As I look back on the last year, I am struck by a number of things. Sisters of Rwanda’s morph into KEZA has been so much more than a name change. In August we experienced a tragedy that shattered all of our hearts. The women of KEZA came to us to share a reality that has had immeasurably devastating consequences. Our gratefulness runs deep and wide for their courage to expose the reality that was taking place within the organization. They told us that Co-Founder & Pastor , Joseph Ayienga and General Manager, Margaret Karara were stealing from the organization, using the name to raise funds under false pretenses, pocketing money allocated for school fees and verbally abusing the women. The Directors of the organization and the remaining team members were both shocked and deeply saddened by this betrayal.


The aftermath of this has been a tiresome journey, each of us trying to balance the uneasy volatility of their retaliation to the exposure, full of lies, slander and false accusations.


But the heart of this story lies not in the horrible abuse being heaped on the organization, its leaders and the women, the true heart of this story has left us humbled and awed by the strength, courage and resilience of our women yet again. Despite consistent threats and being kicked out of the church they’ve attended for almost 2 years, the women have stood their ground. They believe in KEZA…they believe in what we are doing together and in the family we’ve built. But most importantly they believe in each other. In our last newsletter I described walls being broken down as the women embraced a spirit of healing in their own lives. Little did we know how deep that spirit of healing would have to journey in each of our hearts over the next few months. But she has journeyed with us. Our family at KEZA has never been so strong. The women have defended the honor of our President & Founder Jared Miller as false accusations continue to fly at him day and night. They have stood in the gap, in a place where only they could stand. They fought hard, both on their knees and in local government offices telling the truth about the controversy time and time again.


In 1910 Theodore Roosevelt said: “It is not the critic who counts: not the man who points out how the strong man stumbles or where the doer of deeds could have done better. The credit belongs to the man who is actually in the arena, whose face is marred by dust and sweat and blood, who strives valiantly, who errs and comes up short again and again, because there is no effort without error or shortcoming, but who knows the great enthusiasms, the great devotions, who spends himself for a worthy cause; who, at the best, knows, in the end, the triumph of high achievement, and who, at the worst, if he fails, at least he fails while daring greatly, so that his place shall never be with those cold and timid souls who knew neither victory nor defeat.”

This quote spoke to me yesterday as I reflected on the journey Sisters of Rwanda…now KEZA, has taken over the last couple years. We have made mistakes yes.
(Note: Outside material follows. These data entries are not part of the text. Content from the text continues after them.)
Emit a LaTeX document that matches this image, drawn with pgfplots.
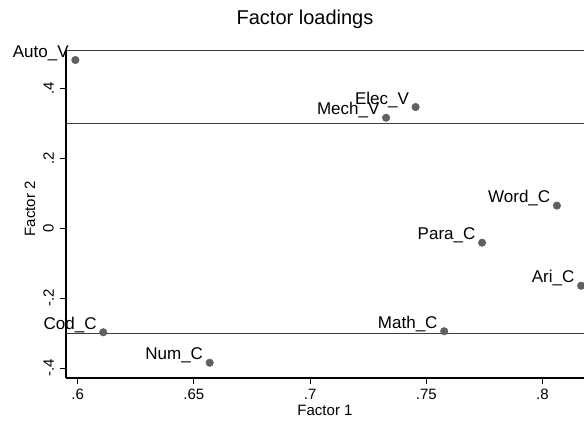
\documentclass[border=0pt]{standalone}
\usepackage{pgfplots}
\pgfplotsset{compat=1.18}
\usepackage{fontspec}
\setmainfont{Liberation Sans}
\definecolor{markgray}{RGB}{96,96,96}
\definecolor{linegray}{RGB}{60,60,60}
\newcommand{\lblfont}{\fontsize{17bp}{20bp}\selectfont}
\newcommand{\tickfont}{\fontsize{15bp}{18bp}\selectfont}

\pgfplotstableread{
x y label
0.599 0.480 Auto\_V
0.7327 0.315 Mech\_V
0.7454 0.3457 Elec\_V
0.8062 0.064 Word\_C
0.774 -0.042 Para\_C
0.8166 -0.165 Ari\_C
0.7577 -0.295 Math\_C
0.611 -0.298 Cod\_C
0.6568 -0.385 Num\_C
}\loadings

\begin{document}
\begin{tikzpicture}
\begin{axis}[
  scale only axis,
  width=518bp, height=328bp,
  xmin=0.59497, xmax=0.81786,
  ymin=-0.4286, ymax=0.5086,
  axis x line*=bottom, axis y line*=left,
  axis line style={-, black, line width=1.1bp},
  tick align=outside,
  major tick length=6bp,
  tick style={black, line width=0.9bp},
  xtick={0.6,0.65,0.7,0.75,0.8},
  xticklabels={.6,.65,.7,.75,.8},
  ytick={-0.4,-0.2,0,0.2,0.4},
  yticklabels={-.4,-.2,0,.2,.4},
  ticklabel style={font=\tickfont},
  yticklabel style={rotate=90, anchor=south, inner sep=0pt, yshift=6bp},
  xticklabel style={inner sep=0pt, yshift=-5bp},
  xlabel={Factor 1},
  ylabel={Factor 2},
  label style={font=\tickfont},
  xlabel style={at={(axis description cs:0.5,0)}, anchor=center, yshift=-32bp},
  ylabel style={at={(axis description cs:-0.0695,0.516)}, anchor=center, rotate=0},
  title={Factor loadings},
  title style={font=\fontsize{20bp}{24bp}\selectfont, at={(axis description cs:0.4614,1.0763)}, anchor=center},
  clip=false,
]
\addplot[linegray, line width=0.9bp] coordinates {(0.59497,0.3) (0.81786,0.3)};
\addplot[linegray, line width=0.9bp] coordinates {(0.59497,-0.3) (0.81786,-0.3)};
\addplot[linegray, line width=0.9bp] coordinates {(0.59497,0.5086) (0.81786,0.5086)};
\addplot[only marks, mark=*, mark size=3.8bp, markgray, mark options={draw=markgray, fill=markgray},
  nodes near coords, point meta=explicit symbolic,
  every node near coord/.style={anchor=base east, xshift=-6.5bp, yshift=3bp, font=\lblfont, text=black, inner sep=0pt}]
  table[x=x, y=y, meta=label] {\loadings};
\coordinate (sw) at (rel axis cs:0,0);
\coordinate (ne) at (rel axis cs:1,1);
\end{axis}
\pgfresetboundingbox
\path[use as bounding box] ([xshift=-66bp,yshift=-43bp]sw) rectangle ([yshift=50bp]ne);
\end{tikzpicture}
\end{document}
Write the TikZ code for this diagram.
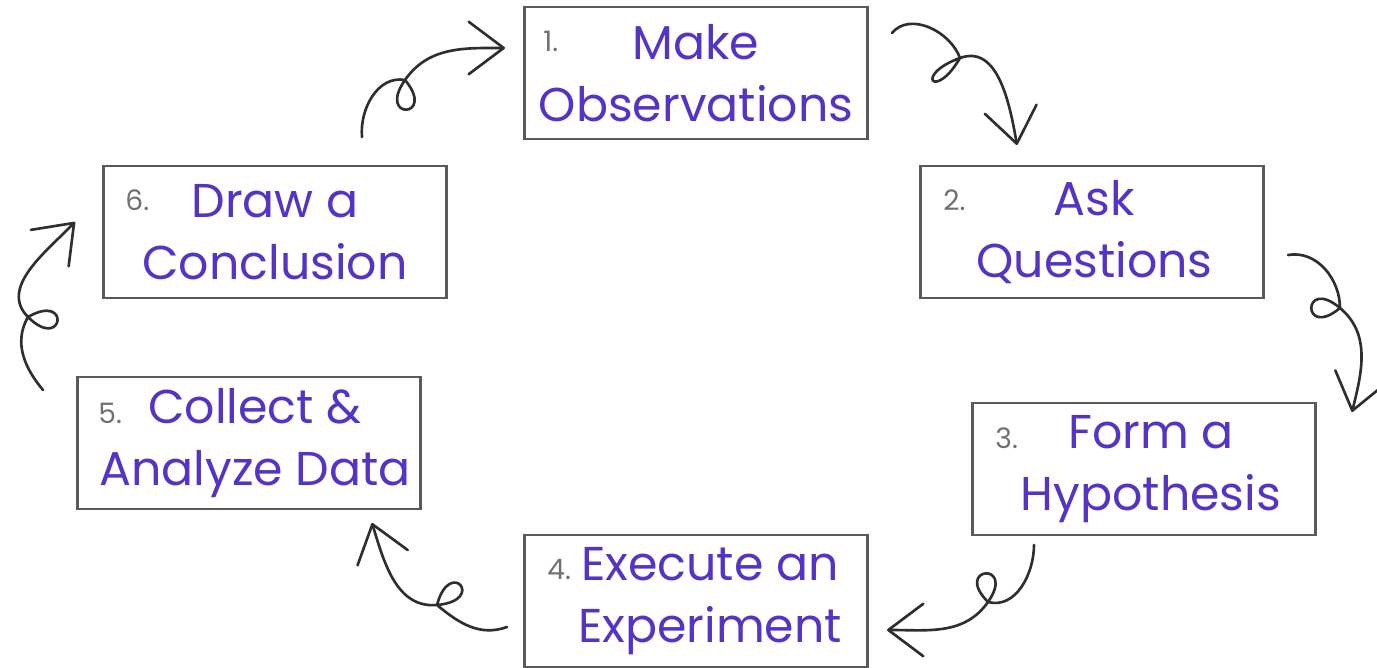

But we have learned from them, and though mistakes are seemingly devastating at the time we face them, their teaching is immense. We find ourselves covered in dust and sweat and blood often, not because we are doing something wrong, but because we are doing something each of us deeply believes in. The women of KEZA are daring greatly to overcome generations of abuse and poverty in their lives. They are daring to believe that they can make some of the finest fashion in the world. They are daring to embrace each other despite deep pain that once cause division amongst them. They are daring to believe in a God who will see them through anything. And alas, though few have in the past, they are daring to believe in themselves.